Logiquement, et par analogie avec le mécanisme de la prise d'acte par un salarié ordinaire, si les griefs invoqués par le salarié protégé à l'appui de la prise d'acte ne sont pas justifiés, la rupture devrait produire les effets d'une démission.

Si, en revanche, les griefs sont justifiés, cette rupture produit les effets d'un licenciement nul pour violation du statut protecteur (Cass. soc., 5 juill. 2006, no 04-46.009, Bull. civ. V, no 237 ; Cass. soc., 21 janv. 2003, no 00-44.502, Bull. civ. V, no 13, solution implicite ; Cass. soc., 21 nov. 2007, no 06-41.712).

Le salarié protégé qui a pris acte de la rupture de son contrat de travail pourra-t-il faire valoir un droit à réintégration ?

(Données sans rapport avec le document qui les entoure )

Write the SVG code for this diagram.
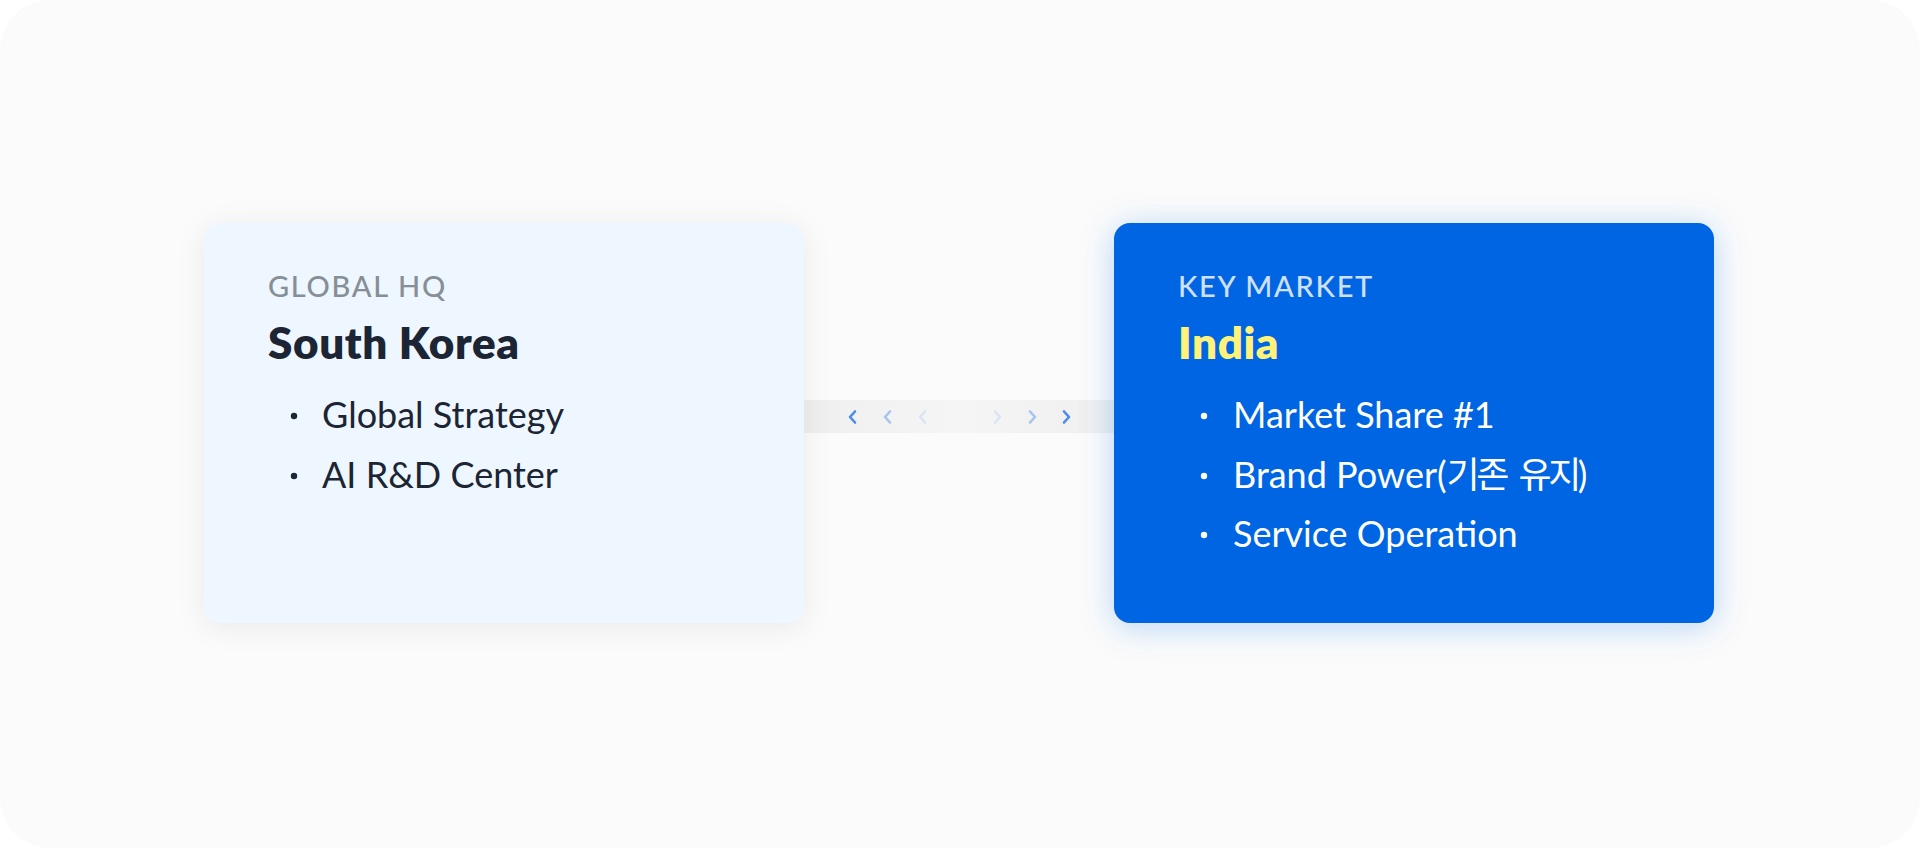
<svg xmlns="http://www.w3.org/2000/svg" width="1920" height="848" viewBox="0 0 1920 848">
  <style>
    text { font-family: "Lato", "Noto Sans CJK KR", sans-serif; }
    .label { font-size: 29px; letter-spacing: 1.7px; font-weight: 500; }
    .title { font-size: 44px; font-weight: 800; letter-spacing: 0.6px; }
    .item { font-size: 36px; }
    .ko { letter-spacing: -3.5px; word-spacing: 7px; }
    .dark { fill: #1b2533; }
    .chev { fill: none; stroke: #4a8aec; stroke-width: 2.6; stroke-linecap: round; stroke-linejoin: round; }
  </style>
  <defs>
    <filter id="shadowGray" x="-20%" y="-20%" width="140%" height="140%">
      <feDropShadow dx="0" dy="4" stdDeviation="14" flood-color="#000000" flood-opacity="0.07"/>
    </filter>
    <filter id="shadowBlue" x="-20%" y="-20%" width="140%" height="140%">
      <feDropShadow dx="0" dy="4" stdDeviation="16" flood-color="#1a6ee6" flood-opacity="0.28"/>
    </filter>
    <linearGradient id="band" x1="0" y1="0" x2="1" y2="0">
      <stop offset="0" stop-color="#efefef"/>
      <stop offset="0.5" stop-color="#f5f5f6"/>
      <stop offset="1" stop-color="#efefef"/>
    </linearGradient>
  </defs>

  <rect x="0" y="0" width="1920" height="848" fill="#ffffff"/>
  <rect x="0" y="0" width="1920" height="848" rx="50" fill="#fbfbfb"/>

  <g id="connectors">
    <rect x="804" y="400" width="310" height="33" fill="url(#band)"/>
    <path class="chev" d="M855 411.5 L850 417 L855 422.5"/>
    <path class="chev" d="M890 411.5 L885 417 L890 422.5" opacity="0.45"/>
    <path class="chev" d="M925 411.5 L920 417 L925 422.5" opacity="0.15"/>
    <path class="chev" d="M995 411.5 L1000 417 L995 422.5" opacity="0.15"/>
    <path class="chev" d="M1030 411.5 L1035 417 L1030 422.5" opacity="0.45"/>
    <path class="chev" d="M1064 411.5 L1069 417 L1064 422.5"/>
  </g>

  <g id="node-south-korea">
    <rect x="204" y="223" width="600" height="400" rx="16" fill="#eef6ff" filter="url(#shadowGray)"/>
    <text class="label" x="268" y="297" fill="#868e96">GLOBAL HQ</text>
    <text class="title dark" x="268" y="359">South Korea</text>
    <circle cx="294" cy="416" r="3.2" fill="#1b2533"/>
    <text class="item dark" x="322" y="428">Global Strategy</text>
    <circle cx="294" cy="476" r="3.2" fill="#1b2533"/>
    <text class="item dark" x="322" y="488">AI R&amp;D Center</text>
  </g>

  <g id="node-india">
    <rect x="1114" y="223" width="600" height="400" rx="16" fill="#0665e3" filter="url(#shadowBlue)"/>
    <text class="label" x="1178" y="297" fill="#cfe0fb">KEY MARKET</text>
    <text class="title" x="1178" y="359" fill="#fff27a">India</text>
    <circle cx="1204" cy="416" r="3.2" fill="#ffffff"/>
    <text class="item" x="1233" y="428" fill="#ffffff">Market Share #1</text>
    <circle cx="1204" cy="476" r="3.2" fill="#ffffff"/>
    <text class="item" x="1233" y="488" fill="#ffffff">Brand Power(<tspan class="ko">기존 유지</tspan>)</text>
    <circle cx="1204" cy="535" r="3.2" fill="#ffffff"/>
    <text class="item" x="1233" y="547" fill="#ffffff">Service Operation</text>
  </g>
</svg>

Aucune décision significative n'a été rendue sur la question. Tout au plus citera-t-on la formulation ambiguë d'un arrêt : « ... lorsque le salarié a obtenu judiciairement sa réintégration et que l'employeur y fait obstacle, ce dernier est tenu au paiement d'une indemnité égale à la rémunération que le salarié aurait perçue jusqu'à ce que, renonçant à la réintégration, il prenne acte de la rupture de son contrat de travail » (Cass. soc., 25 janv. 2006, no 04-40.789, Bull. civ. V, no 28).

Dans le même esprit, il faut considérer, à notre sens, qu'une erreur matérielle dans le calcul du salaire ou le non-versement ponctuel d'une prime ne peuvent légitimer une prise d'acte par le salarié.

D'une manière générale, il ne suffit pas qu'un salarié soit fondé dans ses revendications à l'appui de sa prise d'acte pour que celle-ci soit nécessairement justifiée. Dans leur appréciation, les juges peuvent prendre en considération son caractère prématuré au regard notamment de l'attitude conciliante de l'employeur (Cass. soc., 2 juill. 2008, no 07-41.372).